In the mean time, we're having to deal with a few fallouts from M and C due to the move. M has been fighting with a fellow school mate. I actually had an opportunity to chat with the other boy's mom on Thursday. She surprised me by saying that she doesn't care and that she's not correcting her child at home. So, ultimately, she is condoning and encouraging the boy's behavior. Well, I can't continue to punish M if he isn't going to have a way out. Needless to say, I told M to kick the boy's rear end if he won't be allowed to walk away. I also broached the subject with M's teacher so taht she would be aware that though M would understandably get into trouble at school and he knows that I will support this action but at home he will no longer get into trouble if he is fighting with this particular little dude and paraphrased the previous conversation. She was surprised and totally understood where I was coming from in my stance. She appreciated my honesty and the support I would give regarding the school's need to punish the participants of a fight but was supportive about my need to encourage M to defend himself.

As for C... She's been interesting, to say the least.
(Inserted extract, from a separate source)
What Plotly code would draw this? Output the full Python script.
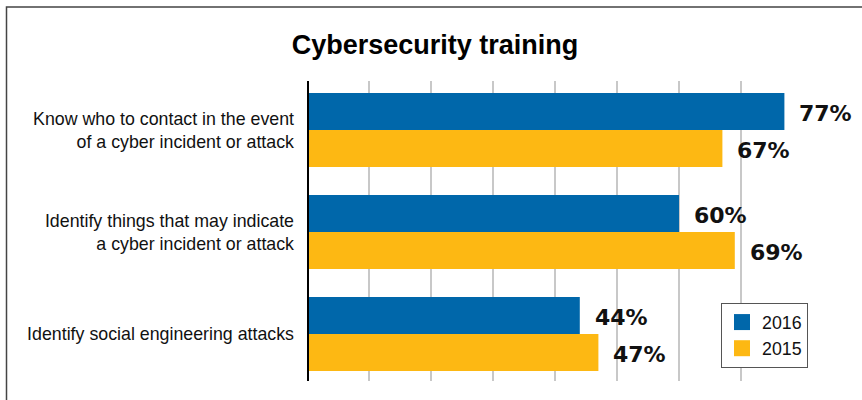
import plotly.graph_objects as go

# ---- data ----
categories = [
    "Know who to contact in the event<br>of a cyber incident or attack",
    "Identify things that may indicate<br>a cyber incident or attack",
    "Identify social engineering attacks",
]
series_names = ["2016", "2015"]
values_2016 = [77, 60, 44]
values_2015 = [67, 69, 47]
grid_ticks = [10, 20, 30, 40, 50, 60, 70]
title_text = "Cybersecurity training"

series_values = [values_2016, values_2015]
colors = ["#0067AA", "#FDB813"]

W, H = 862, 400
ML, MR, MT, MB = 307, 59, 81, 19
PW, PH = W - ML - MR, H - MT - MB


def px_x(p):
    return (p - ML) / PW


def px_y(p):
    return (H - MB - p) / PH


LABEL_FONT = "Liberation Sans, Arial, sans-serif"

fig = go.Figure()
for name, vals, col in zip(series_names, series_values, colors):
    fig.add_trace(go.Bar(
        x=vals, y=categories, orientation="h", name=name,
        marker=dict(color=col, line=dict(width=0)),
        showlegend=False, hoverinfo="skip",
    ))
# legend proxies (square swatches)
for name, col in zip(series_names, colors):
    fig.add_trace(go.Scatter(
        x=[None], y=[None], mode="markers", name=name,
        marker=dict(symbol="square", size=16, color=col, line=dict(width=0)),
        showlegend=True,
    ))

annotations = []
shifts = [18.5 - 2, -18.5 - 2]
for vals, ys in zip(series_values, shifts):
    for cat, v in zip(categories, vals):
        annotations.append(dict(
            x=v, y=cat, xref="x", yref="y", text=f"{v}%", showarrow=False,
            xanchor="left", yanchor="middle", xshift=13, yshift=ys,
            font=dict(family="DejaVu Sans", size=22, color="#111111", weight="bold"),
        ))

shapes = [
    # y axis line
    dict(type="line", xref="x", yref="paper", x0=0, x1=0, y0=0, y1=1,
         line=dict(color="#000000", width=4), layer="above"),
    # outer frame (left + top)
    dict(type="path", xref="paper", yref="paper",
         path=f"M {px_x(6.5)},{px_y(401)} L {px_x(6.5)},{px_y(7)} L {px_x(863)},{px_y(7)}",
         line=dict(color="#444444", width=1.5)),
]

fig.update_layout(
    width=W, height=H,
    margin=dict(l=ML, r=MR, t=MT, b=MB, autoexpand=False),
    paper_bgcolor="white", plot_bgcolor="white",
    barmode="group", bargap=0.275, bargroupgap=0,
    title=dict(text=title_text, x=435 / W, xref="container", xanchor="center",
               y=1 - 45 / H, yref="container", yanchor="middle",
               font=dict(family="Liberation Sans, Arial, sans-serif", size=27, color="#000000", weight="bold")),
    xaxis=dict(range=[0, 80], tickvals=grid_ticks, showticklabels=False,
               showgrid=True, gridcolor="#C8C8C8", gridwidth=1.5,
               zeroline=False, showline=False, fixedrange=True),
    yaxis=dict(range=[2.461, -0.480], showgrid=False, zeroline=False, showline=False,
               ticks="", ticklabelstandoff=12, fixedrange=True,
               tickfont=dict(family=LABEL_FONT, size=17.8, color="#111111")),
    legend=dict(x=px_x(721), y=px_y(303), xanchor="left", yanchor="top",
                bordercolor="#555555", borderwidth=1, bgcolor="white",
                font=dict(family=LABEL_FONT, size=17.8, color="#111111"),
                itemwidth=30, tracegroupgap=0),
    annotations=annotations,
    shapes=shapes,
    showlegend=True,
)

fig.write_html("out.html", config={"displayModeBar": False},
               post_script="document.body.style.margin='0';")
She actually started crying on Thursday morning jsut as we were heading out the dorr to go to school. When I asked her what was wrong, now (because she is truly my daughter... She is super dramatic), she glared at me and M and said, "I'm so mad at you two!" Wow, wonder what we did wrong? So, when I asked her, she explained that she was severely angry at him and me because we were making her move to a new home and a new school and she couldn't take Miss A. She didn't want to go! Well, I was stunned that she would actually explain this to me and I didn't know whether to be irritated that she, as usual, was blaming M for yet something else or to be thrilled and proud that she would actually express herself! So, I chose a middle ground and told her that I was super proud of her telling me these things but that she didn't have a right to be angry at M since he had nothing to do with the move. If she wants to be angry at someone she needed to be angry at Mommy and Daddy. Well, that immediately cleared up her tears because there was no way she was going to be mad at Daddy. Mommy? Sure. M? Definitely. But Daddy? No Way!!! She's also been having some issues at school, too.

So, both kids are having some bahavior problems associated with the move. But they are really doing far better than I had anticipated. Even MJ is showing some signs of nerves, though he has no clue what is going on. I think his problem is more due to the fact that he doesn't have my parents around every day (that or he is responding to my stress level, in which case I'm in trouble because that would be two kids who feed off my energy).

On the positive side, M and C are both asking when Daddy will be home. The only problem with that is that they are asking me every few hours. I finally pulled out my calendar and marked the date that we are moving (as Matt should be home by that date). They have been crossing off the days since the 1st of February. We're all definitely ready!!!